The Love Affair with Liquidity

| October 04, 2017

The Four Factorsare: Growth/Yield, Liquidity, Fees and Volatility. Every investment option can be analyzed for each of The Four Factors. An example would be investing in raw land. There’s no yield, but there is growth depending on the local real estate market. The fees would be transaction costs paid to a realtor, interest and fees on any loans and taxes, if any. Volatility would be low, because there’s no valuation day to day. Liquidity would be low, because it’s very difficult to turn the land into cash without along process and more transaction costs.

Oftentimes you must trade one or two factors to get another two factors. In the raw land illustration, you may have high growth expectations and enjoy the low volatility. But you gave up some higher fees and taxes and very difficult liquidity to get those other two.

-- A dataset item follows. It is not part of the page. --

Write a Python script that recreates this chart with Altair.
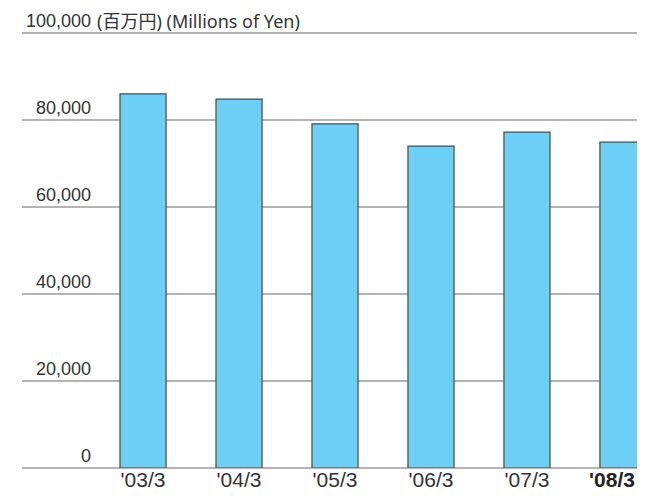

So one of those factors is liquidity, and Americans have a love affair with liquidity. They want to be in or out of an investment whenever they see fit. Liquidity gives you freedom and control, and that makes sense.

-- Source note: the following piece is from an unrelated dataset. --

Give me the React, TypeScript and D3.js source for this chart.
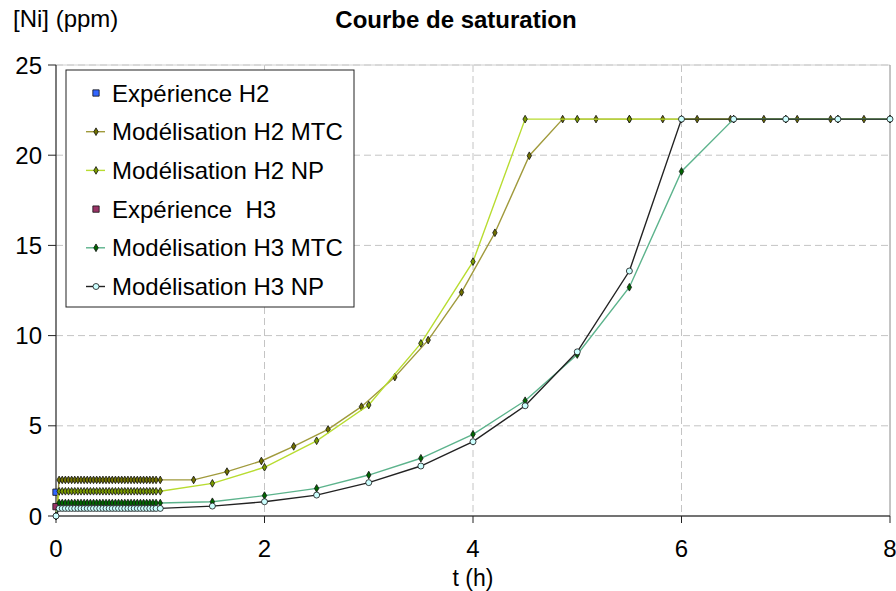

However, compare your love affair with liquidity with something like Social Security. You have been contributing to Social Security, ostensibly to your own account. In reality, your Social Security taxes now are paying today’s retirees, much like a typical Ponzi scheme.

Let’s say you could contribute to a work-based retirement plan that was similar in contributions as Social Security. Hypothetically, let’s say you could put 6.2% of your salary into an account. Your employer would match it at 6.2%. That would be a match to your portion and your employers portion of the Social Security tax.

We’ll assume a conservative rate of return of 3%. If you earned a static $50,000 for forty years, with no raises or inflation adjustments you’d have a big pot of money in our hypothetical comparison. Roughly $465,000 would be in your account. You would expect to have access to that principal in retirement. Give me liquidity or give me death!

However, in Social Security, you don’t. And when you turn 62, or full retirement age, or 70, a check starts coming to you in the mail for the rest of your life. Many of my clients find Social Security to be, at the very least, 1/3 of their total retirement income. They love it! They absolutely love the fact that they have a pension. However, what they often forget they never had liquidity or access for all those years to have this pension. They traded liquidity for the stability of a lifetime income.

Can you see that liquidity is a factor that has positive and negative characteristics? Liquidity can oftentimes raise investment volatility. It can oftentimes raise fees. And it doesn’t necessarily guarantee growth and yield the other three factors. If you're going to have liquidity, find out what you're giving up by keeping it. If you're going to give up some liquidity on your assets, make sure that it's worth giving up that liquidity. The answer is not all or nothing. The answer is having a balanced portfolio where each investment considers the four factors and allocates appropriately.